Title: Structual Determinants of Violent Crime in in Contemporary Mexico
Name: Andrés Villarreal
Year: 2000
Type: Dissertation Fellowship

My dissertation seeks to explain differences in crime rates across Mexico as well as their relative change during the 1990s. I draw on ecological theories according to which the incidence of crime is related to the social characteristics of communities. However, I find it necessary to revise and extend these theories that have been developed largely based on the experience in U.S. urban areas. Not only do social variables commonly used in community-level studies of crime - such as poverty and ethnic composition - have a different meaning or require a different operationalization in the context of a developing country, but the Mexican case presents us with new ecological settings and new dimensions of social structure that have an effect on social control and crime.
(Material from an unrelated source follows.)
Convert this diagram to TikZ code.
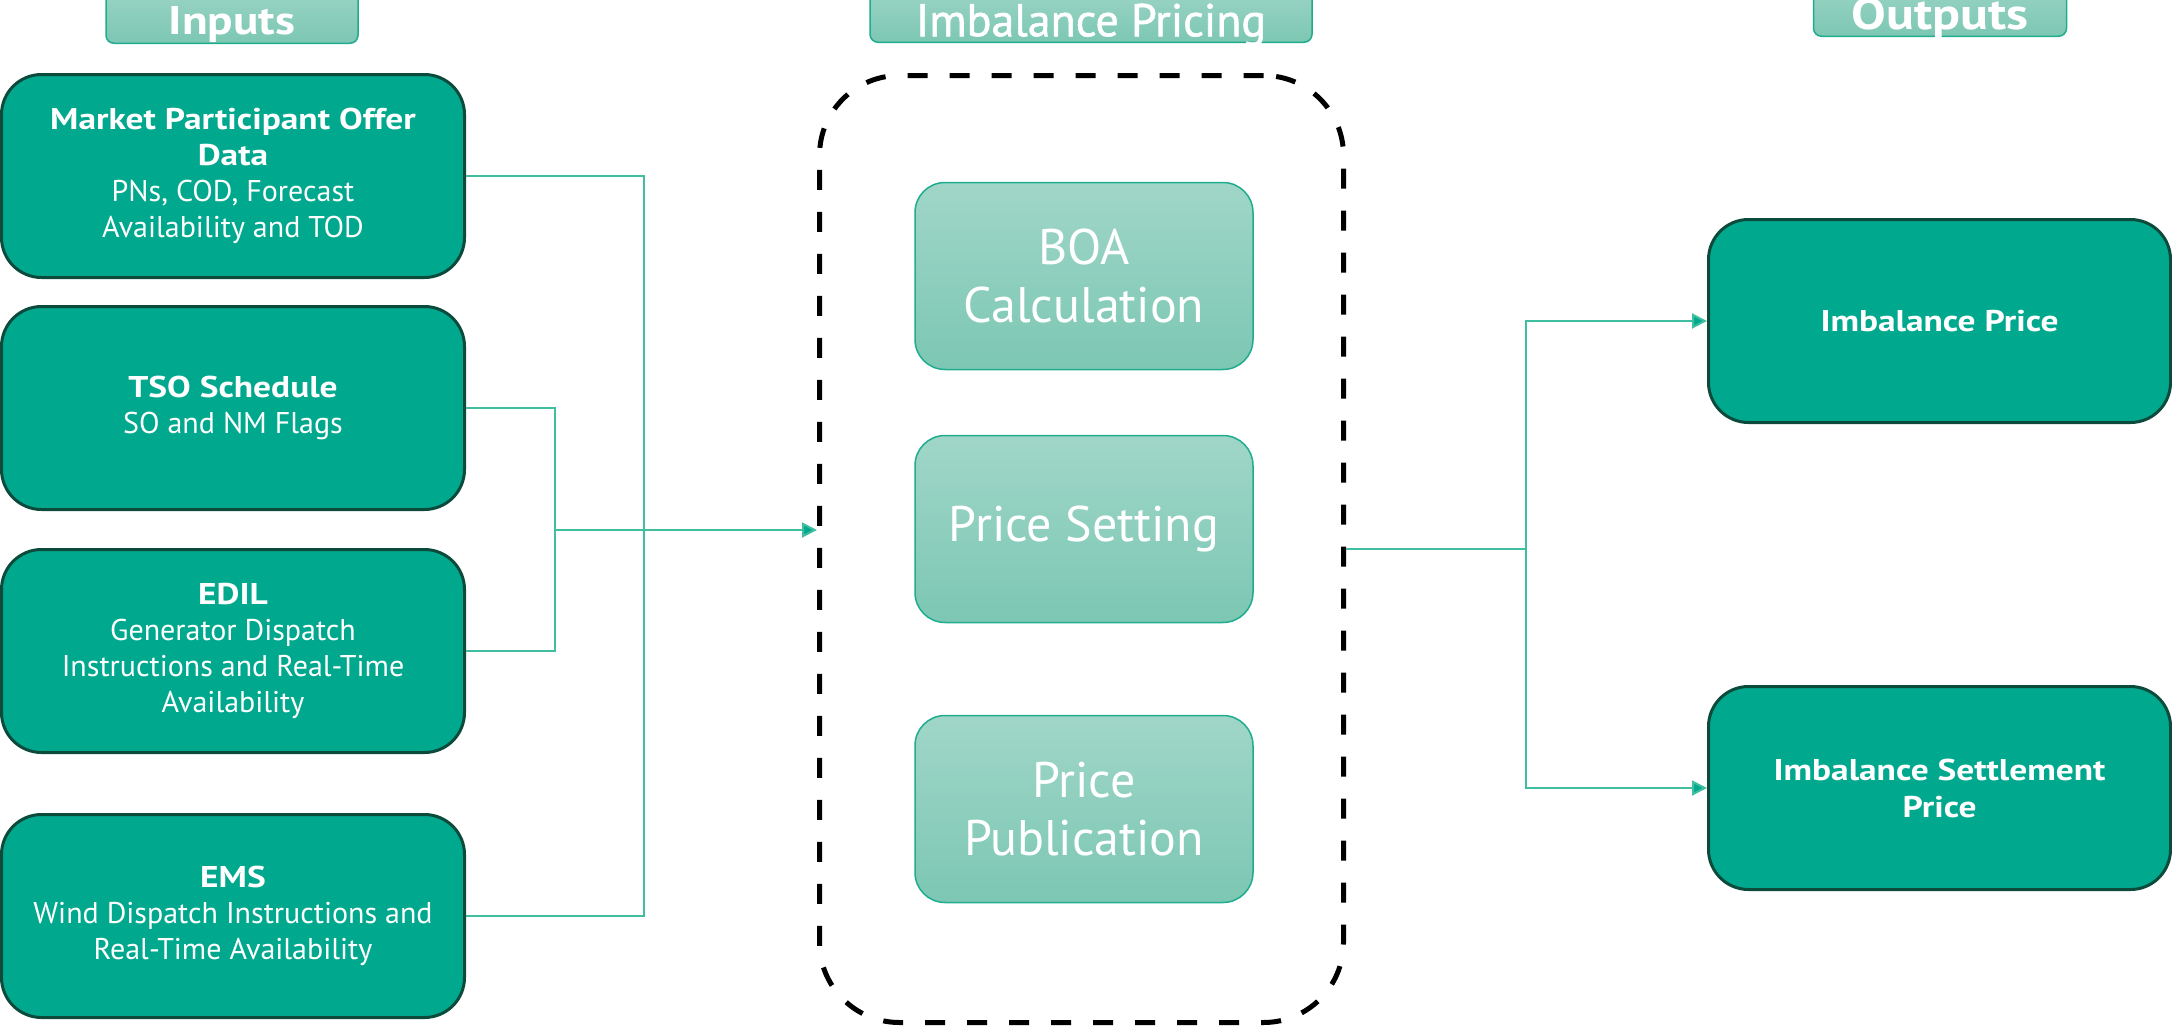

In the first part of the dissertation I analyze homicide rates in over 1,800 municipalities. I extend theories of human ecology to rural areas in order to explain the impact of different patterns of land ownership and structures of agricultural production on violence in the Mexican countryside. I contribute to theories that relate family structure and crime by considering the effect of extended family households. I estimate the influence of international factors such as the traffic of illegal drugs and migration to the United States. I developed a theory relating political change and violent crime that takes into account the hierarchical nature of social and political control in Mexico and tested it using results from municipal elections. In the second part of the dissertation I look more closely at crime in Mexico City. Using crime rates from a sample of over 800 neighborhoods and housing units I analyze how community characteristics such as the level of income, the housing structure and household composition affect the incidence of crime. I suggest a neighborhood transition process whereby the increase in commercial establishments in affluent neighborhoods leads to a loss of social control and the flight of high-income residents who can afford to do so. In the concluding chapter I place the recent changes in crime in Mexico in a broader historical perspective and compare existing patterns of crime to those of the advanced capitalist countries of the West.

Bibliography: Villarreal, Andrés. Political Competition and Violence in Mexico: Hierarchical Social Control in Local Patronage Structures. (2002) American Sociological Review 67, 4: 477-498.